Sin embargo, las elecciones no son el único medio de impulsar el cambio. Frente a la desaceleración económica más severa en 25 años que expande el déficit presupuestario a niveles sin precedentes, la presidenta brasileña, Dilma Rousseff, se vio obligada a tomar medidas de austeridad, entre ellas recortes en los beneficios por desempleo y asistencia social. Sin duda, los escándalos masivos de corrupción también han erosionado seriamente la posición de Rousseff y son la razón esencial por la que hoy enfrenta procesos de juicio político. Pero cuando la economía crecía, la corrupción, desde un punto de vista político, era menos explosiva.

De la misma manera, después de que el ejército de Venezuela dejó en claro que no valía la pena oponerse a la voluntad popular defendiendo al chavismo, Maduro se vio obligado a prometer que la revolución ahora «pasaría a una nueva fase». Y aun si Macri no hubiera logrado acceder a la presidencia en la Argentina, su opositor Daniel Scioli -que se desempeñó como vicepresidente de Néstor Kirchner, pero representa un peronismo más moderado- probablemente habría tenido que implementar políticas pragmáticas destinadas a impulsar la confianza de los mercados.

Tal vez la última estocada a la política de izquierda latinoamericana provenga de Colombia, donde el presidente Juan Manuel Santos ha hecho de la paz con las Fuerzas Armadas Revolucionarias de Colombia (FARC), el grupo guerrillero más antiguo de Latinoamérica, su principal prioridad. Santos, un presidente de sesgo derechista, ganó la reelección en 2014 haciendo hincapié en esos esfuerzos de paz, lo que le valió un fuerte respaldo de la izquierda. Ahora las dos partes están en el umbral de un acuerdo de paz, que supuestamente se firmará en marzo.

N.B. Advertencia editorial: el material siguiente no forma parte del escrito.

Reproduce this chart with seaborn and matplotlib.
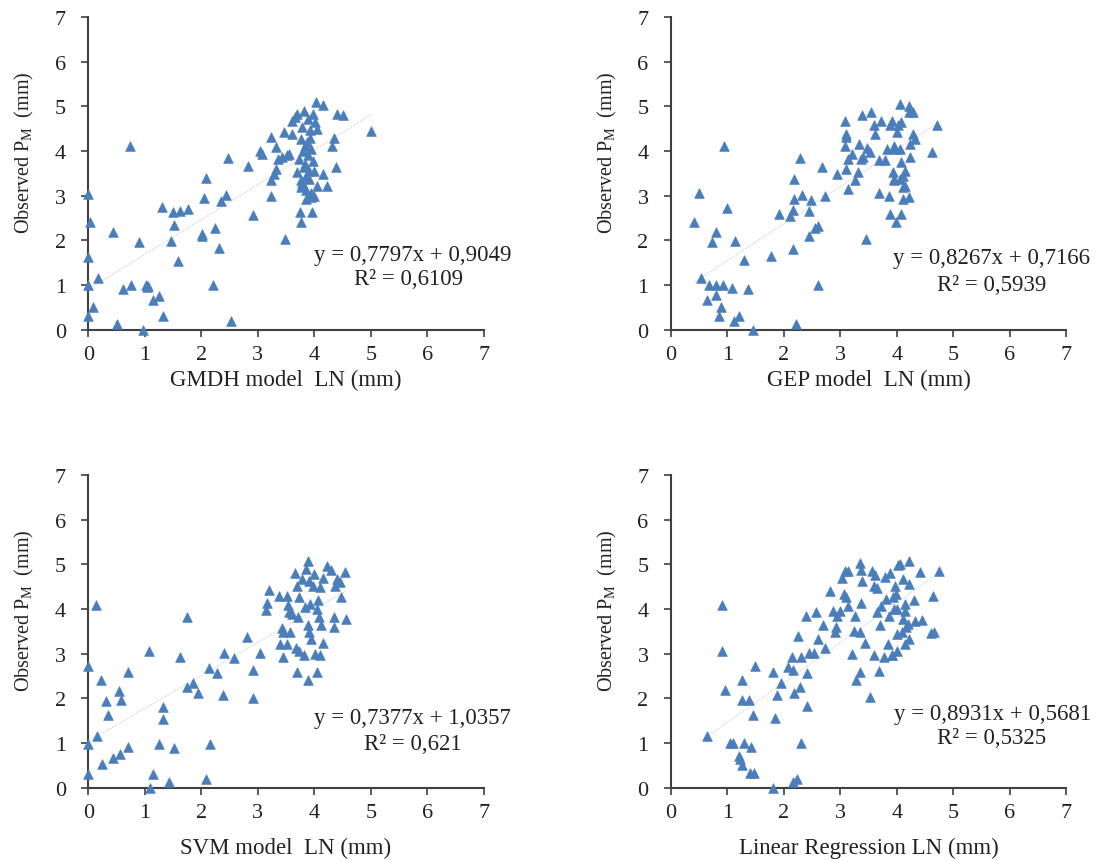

La paz en Colombia, aún más que las actuales dificultades económicas, generadas en gran medida por fuerzas globales, será lo que reforzará para los votantes latinoamericanos los beneficios del pragmatismo por sobre la ideología -algo que hasta las FARC han reconocido-. Una nueva era moderada y sensata de diseño de políticas podría ser lo que le permita a América latina diversificar sus economías y construir una prosperidad más sustentable e inclusiva.